France«L’Origine du monde» de Courbet tagué, une autre œuvre volée
Le tableau, prêté au Centre Pompidou-Metz, était protégé par une vitre.
Un «acte criminel» perpétré par des «fanatiques féministes» pour certains, une action artistique pour d’autres: le tableau «L’Origine du monde» de Courbet (1866) a été tagué à la peinture rouge lundi au Centre Pompidou-Metz (est) et une autre œuvre a été dérobée.
L’œuvre de Courbet, qui représente un sexe féminin, était «protégée par une vitre», a précisé à l’AFP la direction de la communication du musée, indiquant que la police était sur place en fin d’après-midi pour procéder à des analyses.
Cette «action», organisée par l’artiste performeuse franco-luxembourgeoise Deborah de Robertis, était baptisée «On ne sépare pas la femme de l’artiste».
Deux femmes ont tagué «MeToo» sur «L’Origine du monde» ainsi que sur une œuvre de Valie Export, a précisé Mme de Robertis à l’AFP.
Au total, cinq œuvres seraient concernées, selon un message posté sur X (ex-Twitter) par la ministre française de la Culture Rachida Dati.
«Aux «activistes» qui pensent que l’art ne serait pas assez puissant pour porter un message par lui-même, il faut le redire: une œuvre n’est pas une pancarte qu’on pourrait colorier avec le message du jour, a-t-elle écrit. Nous continuerons à protéger les œuvres contre les nouveaux iconoclastes.»
«Geste de réappropriation»
Deux jeunes femmes, nées en 1986 et 1993 et sans antécédents judiciaires, ont été placées en garde à vue en début d’après-midi, a indiqué à l’AFP le procureur de la République de Metz, Yves Badorc.
L’enquête confiée au service interdépartemental de police judiciaire de Metz a été ouverte de deux chefs: «dégradation ou détérioration de biens culturels commis en réunion» et «vol d’un bien culturel en réunion», a précisé le magistrat.
Une troisième personne, qui n’a pas été interpellée, pourrait être à l’origine du vol d’une œuvre, selon M. Badorc.
L’oeuvre volée, une broderie rouge sur tissu d’Annette Messager, est baptisée «Je pense donc je suce».
Sollicitée sur ce point par l’AFP, Mme de Robertis a confirmé un «geste de réappropriation».

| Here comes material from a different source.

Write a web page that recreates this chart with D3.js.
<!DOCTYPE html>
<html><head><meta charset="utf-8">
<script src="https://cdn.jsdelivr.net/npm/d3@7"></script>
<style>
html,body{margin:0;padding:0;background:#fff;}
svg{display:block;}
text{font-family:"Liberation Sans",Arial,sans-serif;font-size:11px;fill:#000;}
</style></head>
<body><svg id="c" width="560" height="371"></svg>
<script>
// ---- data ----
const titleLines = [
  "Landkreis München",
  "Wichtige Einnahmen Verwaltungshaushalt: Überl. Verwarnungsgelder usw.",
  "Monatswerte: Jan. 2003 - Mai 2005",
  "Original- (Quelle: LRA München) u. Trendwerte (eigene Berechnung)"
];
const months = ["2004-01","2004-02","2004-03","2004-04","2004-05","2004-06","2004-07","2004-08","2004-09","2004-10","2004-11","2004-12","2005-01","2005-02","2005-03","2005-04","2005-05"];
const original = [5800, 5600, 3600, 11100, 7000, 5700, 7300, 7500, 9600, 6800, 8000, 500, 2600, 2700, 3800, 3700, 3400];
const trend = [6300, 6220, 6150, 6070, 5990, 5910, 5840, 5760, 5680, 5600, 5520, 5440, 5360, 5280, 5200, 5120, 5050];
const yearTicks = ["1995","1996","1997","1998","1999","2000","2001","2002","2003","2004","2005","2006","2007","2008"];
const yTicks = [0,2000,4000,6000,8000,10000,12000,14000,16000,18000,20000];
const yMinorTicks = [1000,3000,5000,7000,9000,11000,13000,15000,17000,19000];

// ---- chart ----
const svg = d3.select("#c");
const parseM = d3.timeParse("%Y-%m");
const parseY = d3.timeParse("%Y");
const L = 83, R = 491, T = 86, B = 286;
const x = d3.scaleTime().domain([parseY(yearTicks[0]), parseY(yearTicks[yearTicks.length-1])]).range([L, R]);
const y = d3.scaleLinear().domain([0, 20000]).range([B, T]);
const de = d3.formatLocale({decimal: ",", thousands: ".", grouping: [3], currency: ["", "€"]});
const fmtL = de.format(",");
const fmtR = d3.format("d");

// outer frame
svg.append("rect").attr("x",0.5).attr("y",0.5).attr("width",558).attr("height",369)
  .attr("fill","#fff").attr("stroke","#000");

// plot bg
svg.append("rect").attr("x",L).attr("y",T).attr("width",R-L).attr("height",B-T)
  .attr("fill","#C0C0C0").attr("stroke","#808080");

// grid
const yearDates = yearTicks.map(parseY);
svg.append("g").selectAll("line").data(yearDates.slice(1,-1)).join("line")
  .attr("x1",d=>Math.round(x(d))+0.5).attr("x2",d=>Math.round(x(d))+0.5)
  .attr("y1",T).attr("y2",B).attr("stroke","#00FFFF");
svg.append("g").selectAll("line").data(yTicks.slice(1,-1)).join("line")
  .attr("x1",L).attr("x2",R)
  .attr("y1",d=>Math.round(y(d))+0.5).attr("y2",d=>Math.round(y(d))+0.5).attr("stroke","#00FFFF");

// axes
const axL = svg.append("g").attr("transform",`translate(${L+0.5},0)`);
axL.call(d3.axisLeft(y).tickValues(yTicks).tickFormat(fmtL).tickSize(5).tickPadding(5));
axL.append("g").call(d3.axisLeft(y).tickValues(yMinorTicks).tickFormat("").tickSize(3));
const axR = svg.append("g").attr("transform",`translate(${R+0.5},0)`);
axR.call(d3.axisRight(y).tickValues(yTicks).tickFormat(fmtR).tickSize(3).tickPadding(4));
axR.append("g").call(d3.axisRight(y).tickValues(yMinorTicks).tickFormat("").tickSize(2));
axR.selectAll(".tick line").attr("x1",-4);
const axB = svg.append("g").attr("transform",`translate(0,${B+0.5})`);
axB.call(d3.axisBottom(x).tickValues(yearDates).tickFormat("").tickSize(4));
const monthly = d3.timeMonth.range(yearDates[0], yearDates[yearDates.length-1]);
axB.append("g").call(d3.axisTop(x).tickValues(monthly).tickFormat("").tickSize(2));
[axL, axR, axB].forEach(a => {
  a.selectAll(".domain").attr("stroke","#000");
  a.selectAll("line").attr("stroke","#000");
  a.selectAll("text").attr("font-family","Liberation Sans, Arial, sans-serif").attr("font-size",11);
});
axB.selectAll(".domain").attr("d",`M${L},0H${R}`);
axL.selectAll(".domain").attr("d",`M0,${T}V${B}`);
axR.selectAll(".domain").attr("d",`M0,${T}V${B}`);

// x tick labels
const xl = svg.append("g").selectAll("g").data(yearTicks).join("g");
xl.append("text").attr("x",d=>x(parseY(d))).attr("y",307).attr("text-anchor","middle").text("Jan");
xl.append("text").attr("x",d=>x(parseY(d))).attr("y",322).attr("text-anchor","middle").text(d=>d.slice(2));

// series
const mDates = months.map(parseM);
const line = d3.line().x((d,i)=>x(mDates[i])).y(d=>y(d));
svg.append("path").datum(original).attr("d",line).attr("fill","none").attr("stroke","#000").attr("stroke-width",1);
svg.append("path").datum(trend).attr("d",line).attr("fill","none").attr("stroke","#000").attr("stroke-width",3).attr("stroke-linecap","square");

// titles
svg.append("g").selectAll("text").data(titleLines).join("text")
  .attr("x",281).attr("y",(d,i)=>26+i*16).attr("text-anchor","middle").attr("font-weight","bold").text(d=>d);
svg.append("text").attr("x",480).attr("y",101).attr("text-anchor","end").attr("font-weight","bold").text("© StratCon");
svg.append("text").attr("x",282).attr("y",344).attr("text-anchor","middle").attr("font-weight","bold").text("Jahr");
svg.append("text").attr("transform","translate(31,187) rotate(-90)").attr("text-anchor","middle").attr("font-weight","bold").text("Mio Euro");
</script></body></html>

Le maire LR (Les Républicains, droite) de Metz, François Grosdidier, s’est dit «indigné et choqué» par la tentative de dégradation du tableau de Courbet, évoquant un «acte criminel contre une œuvre majeure de notre patrimoine par des militantes se revendiquant du mouvement #MeToo».
«Je condamne avec la plus grande vigueur ce nouvel attentat contre la culture, produit cette fois par des fanatiques féministes», a-t-il poursuivi, espérant que «les auteurs de cet acte seront sévèrement condamnés».
Exposée à proximité
Peint en 1866, «L’Origine du monde» est entré dans les collections du musée d’Orsay en 1995.
Sa commande à Courbet est attribuée à un diplomate ottoman, Khalil-Bey, figure flamboyante du Tout-Paris des années 1860, et le modèle serait Constance Quéniaux, ancienne danseuse de l’Opéra de Paris.
L’œuvre, mondialement connue, a changé plusieurs fois de mains et son dernier propriétaire privé a été le psychanalyste français Jacques Lacan.
Une photo de Deborah de Robertis, baptisée «Miroir de l’Origine du monde» est par ailleurs exposée à proximité de «L’Origine du monde» dans le cadre de l’exposition du Centre Pompidou-Metz dédiée au psychanalyste. On voit l’artiste poser, le sexe nu, sous l’œuvre de Courbet, une performance réalisée le 29 mai 2014 au musée d’Orsay.
Vandalisme
Deborah de Robertis avait été condamnée en 2020 à 2000 euros d’amende pour s’être montrée nue en 2018 à l’occasion de l’une de ses prestations devant la grotte du sanctuaire de Lourdes (sud-ouest).
Elle a aussi été plusieurs fois relaxée après des actions similaires, notamment en 2017 après avoir montré son sexe au musée du Louvre devant «La Joconde», à Paris.
D’autres œuvres ont fait l’objet d’actes de vandalisme ou de tentative de dégradations ces derniers temps. Samedi, deux militants du collectif Riposte alimentaire, qui défend une alimentation durable pour tous, ont été interpellés après avoir jeté de la poudre orange dans la galerie des glaces du Château de Versailles.
Ce collectif (anciennement Dernière rénovation) a déjà revendiqué un jet de soupe sur la vitre qui protège «La Joconde» au Louvre en janvier, puis sur un tableau de Claude Monet, «Le Printemps», en février au musée des Beaux-Arts de Lyon.